The full House passed its bill (H.R. 3180) by a 380-35 vote, while the Senate Select Committee on Intelligence (SSCI) announced that it approved its version by a 14-1 vote. The latter measure now heads to the full Senate for its consideration.
Both bills, much of which are classified, seek to improve intelligence-gathering satellites. Rep. Denny Heck (D-Wash.), a member of the House Permanent Select Committee on Intelligence (HPSCI), said the House bill would support “some truly cutting-edge space technologies” to increase the resiliency of intelligence-gathering satellites.
Sen. Mark Warner (D-Va.), the SSCI’s vice chairman, said the Senate bill “continues the initiatives this committee has undertaken over the last several years to push the intelligence community to be more innovative in its approach to overhead satellite systems.”

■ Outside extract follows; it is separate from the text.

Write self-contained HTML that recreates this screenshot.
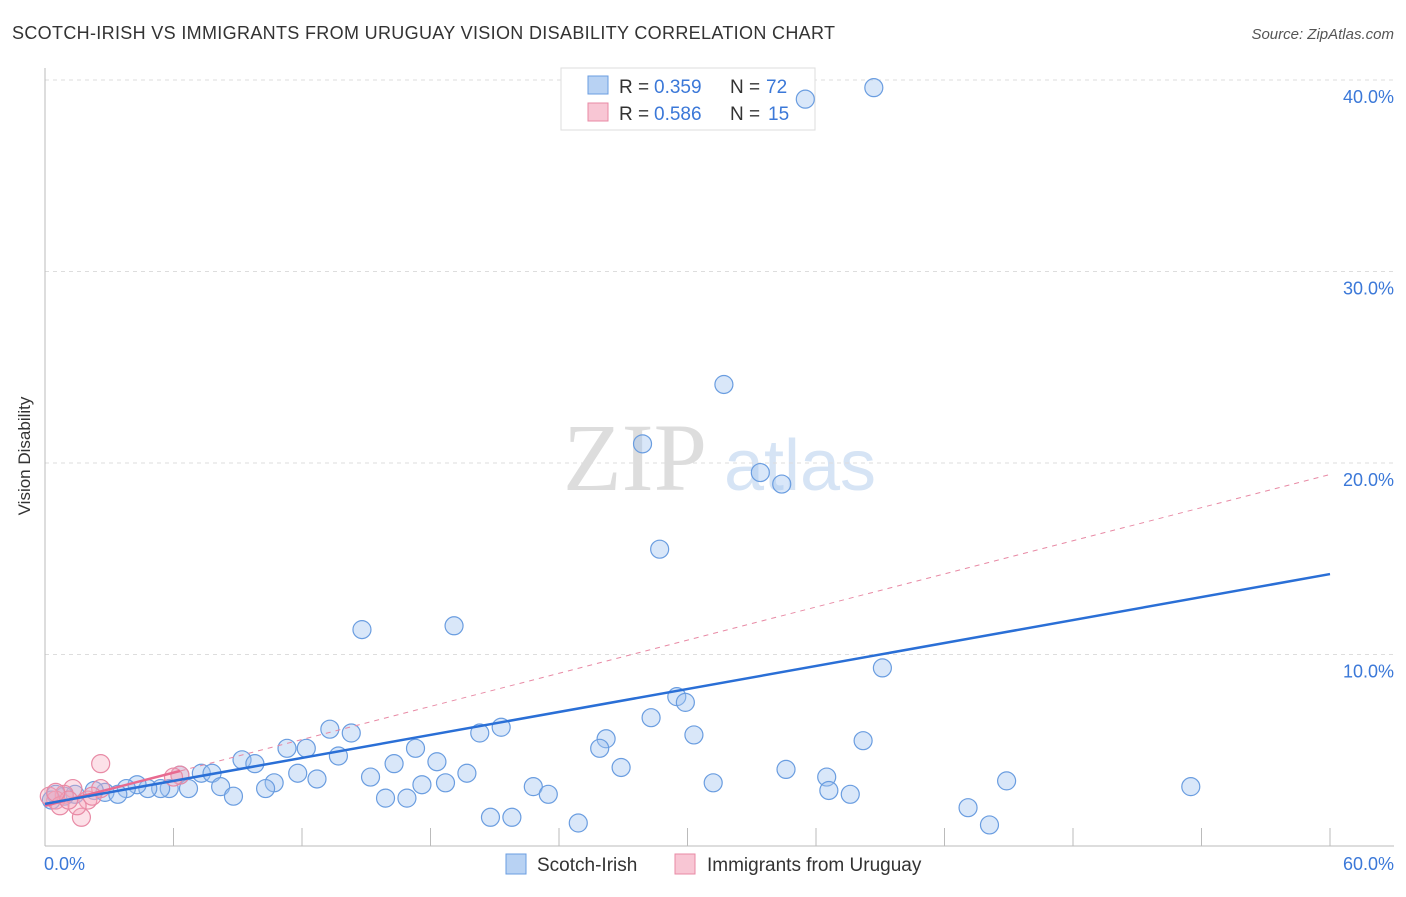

Rep. Devin Nunes (R-Calif.), the HPSCI’s chairman, said the House bill would implement the first stage of a committee initiative to ”streamline and optimize” defense intelligence, starting with the Defense Intelligence Agency (DIA). According to a committee summary, the bill would eliminate several DIA components and functions or realign them to other intelligence community elements.
The House bill also encourages the intelligence community to speed up the development of automation technology to help it process the growing amount of data it collects.
“For example, wide-area motion imagery collection capabilities have evolved with technology and are producing extremely valuable [intelligence, surveillance and reconnaissance] data, but processing and integration of this data is labor-intensive,” the HPSCI wrote in a report explaining its bill. The Defense Department “continues to struggle to apply commercially available data analysis and machine-learning capabilities.”
The House bill also aims to bolster intelligence oversight by ensuring that intelligence community contractors can meet freely with lawmakers.
Warner said the Senate bill “contains important reforms to security-clearance procedures,” but his statement did not elaborate. The SSCI has not yet publicly released its legislation.